19. Waiver of Rules and Objections.
(a) If a Party becomes aware of a violation of or failure to comply with these Rules and fails to object promptly in writing, any objection thereto by such Party shall be deemed waived, unless the Arbitrator determines that waiver will cause substantial injustice or hardship.
(b) If a Party becomes aware of information that could form the basis of a challenge for cause to the continued service of the Arbitrator, such challenge shall be made promptly, in writing, to the Arbitrator. The failure to do so shall constitute a waiver of any objection by such Party to continued service by the Arbitrator.
20. Extension of Deadlines.
The Arbitrator may, for good cause shown or on his own initiative, extend any deadlines established in these Rules in order to facilitate the Arbitration, provided, however, that the time for rendering the Arbitration award only may be altered with the consent of the Parties.
21. Arbitration Fees and Expenses.
(a) Each Party shall pay its pro rata share of the Arbitration fees and expenses as set forth in the Fee Schedule in effect at the time of the commencement of the Arbitration, unless the Parties agree on a different allocation of fees and expenses. The Arbitrator’s agreement to render services is entered into jointly with each Party and with the attorney or other representative of that Party in the Arbitration. The non-payment of fees or expenses when due may result in an administrative suspension of the Arbitration in accordance with Rule 9(b), supra.
(b) The Parties are jointly and severally liable for the payment of all Arbitration fees and expenses. In the event that one Party has paid more than its share of such fees, compensation and expenses, the Arbitrator may award against any other Party any such fees, compensation and expenses that such Party owes with respect to the Arbitration.
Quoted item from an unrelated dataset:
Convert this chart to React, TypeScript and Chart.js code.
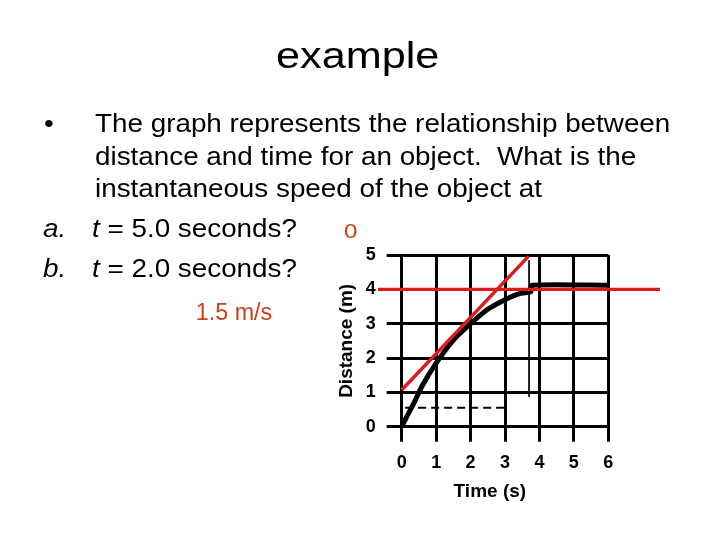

(c) Entities or individuals who are jointly represented and whose interests are not adverse with respect to the issues in dispute shall be treated as a single Party for purposes of the assessment of Arbitration fees and expenses. In the event of a disagreement, the Arbitrator shall determine whether the interests between entities or individuals are adverse for the purpose of assessing fees and expenses.
22. Service of Notice and Other Papers.
(a) With the exception of the Arbitration Demand, which shall be served by U.S. certified mail-return receipt requested, each Party shall be deemed to have consented that any papers, notices, or process necessary or proper for the initiation or continuation of the Arbitration, for any court action in connection therewith, or for the entry of judgment on any award made by the Arbitrator, may be served upon such Party by first class mail addressed to such Party or its attorney at the last known address or by in-hand service.
(b) Notwithstanding the foregoing, the Parties may agree or the Arbitrator may require the filing and service of documents in the Arbitration through the use of E-filing. If the Parties agree or the Arbitrator requires the use of E-filing, each Party shall maintain and regularly monitor a valid, usable and live email address for the receipt of all Arbitration-related documents and notifications. Any document that is filed and served by means of E-filing shall be considered as having been filed and served at the time the electronic transmission is complete. A document e-filed by 11:59 p.m. of the sending Party’s time zone shall be deemed to have been filed that day.
23. Ex Parte Communications with the Arbitrator.
The Parties shall not engage in any ex parte communications with the Arbitrator. All communications with the Arbitrator shall be simultaneously served upon or otherwise made known to the other Parties.
24. Timing of the Arbitration Award.
Unless otherwise agreed by the Parties or specified by law, the Arbitrator shall render his award no later than twenty-one (21) days from the date of closing the Arbitration hearing or, if oral hearings have been waived, from the date on which final statements and proofs were transmitted to the Arbitrator. The Arbitrator shall deliver the award by sending copies to the Parties by first-class mail addressed to each Party or its attorney at the last known address, or by email directed to the last known email address of each Party or its attorney.
25. The Form and Content of the Arbitration Award.
The award shall be in writing and shall be signed by the Arbitrator. It shall be executed in the manner required by law, if any. In the award, the Arbitrator may grant any remedy or relief that he deems just and equitable and within the scope of the agreement of the Parties, including, but not limited to, specific performance of a contract.
26. Reconsideration, Modification or Correction of the Arbitration Award.
Any Party may seek reconsideration, modification or correction of an Arbitration award, provided, however, that such request is made in writing and served on the Arbitrator and all other Parties within twenty (20) days of the issuance date of the award. The Arbitrator, in his discretion, may hold a hearing on a request for reconsideration, modification or correction if he deems it appropriate or helpful to do so, or he act on the request without a hearing. The decision of the Arbitrator on any such request shall be final and binding on all the Parties.
27. Judicial Proceedings Concerning the Arbitration and Exclusion of Liability.
(a) The Arbitrator shall, upon the written request of a Party, furnish to such Party, at that Party’s expense, certified copies of any papers in the Arbitrator’s possession that may be required in a judicial proceeding concerning the Arbitration, including any proceeding to confirm the Arbitration award.
(b) The Parties agree that the Arbitrator shall not be made a party to, and shall not be deemed a necessary party to any judicial proceeding concerning the Arbitration.
(c) Neither the Arbitrator, nor any of the Arbitrator’s work product or confidential notes shall be subject to subpoena, appearance, discovery or disclosure in any judicial proceeding concerning the Arbitration.
(d) Neither the Arbitrator, nor any person assisting the Arbitrator, including without limitation the Case Administrator, shall be liable to any Party under any theory for any act or omission in connection with the Arbitration.